The Great Tamer En Images - Annotation
This post discusses a photo as text:
De Lage, Christophe Raynaud. The Great Tamer. 2017. The Great Tamer En Images, Avignon. Festival Avignon. Web. 29 July 2017.
This is an image highlighting one of the performers during the performance of the Great Tamer directed by Dimitris Papaioannou. The performance was part of the 2017 Avignon Film Festival. The Photographer Christopher De Lage Raynaud was the official photographer whose pictures were incorporated in the festival program and on the website. The performance took place in La Fabrica, the same venue as Les Parisiens by Olivier Py. Papaioannou raises the bars for his performers.
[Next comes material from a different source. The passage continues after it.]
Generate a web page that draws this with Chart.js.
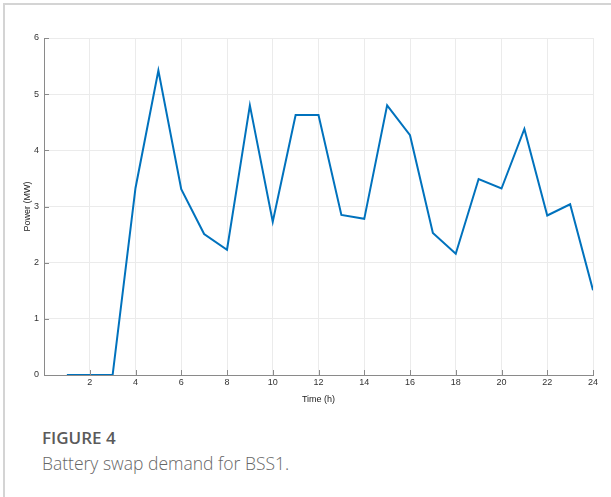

The set constantly disassembles, swallows actors, or throws them out. However, not only does Papaioannou challenge the performers through this, but he also allows the audience to reflect on their desire to create beauty through this deconstruction and reconstruction, showing the struggles that come along with it and the rewarding feeling of creating meaning. He provokes his audience rather than allow them to contemplate or understand. The performance included no written
nor spoken text and the reason I chose this picture is because the show heavily relies on the performers’ movement, acting and bodies. Papaioannou allows his actors to embody the metaphors he wishes to convey rather than through dramatic text. This is why I chose a photograph of a performer as my second ‘text’ entry. The purpose is I am discussing here postdramatic Theatre where the studied text is embodied in the actors, the structure, and the scenography. Therefore, the text is the actor and I thought it would be representative of postdramatic theatre if I show a picture as my text rather than an actual text. My research will further examine the differences between dramatic and postdramatic theatre while comparing two performances (“Les Parisiens” & “The Great Tamer”) which took place in the same venue and shared similar themes that revolved around existence.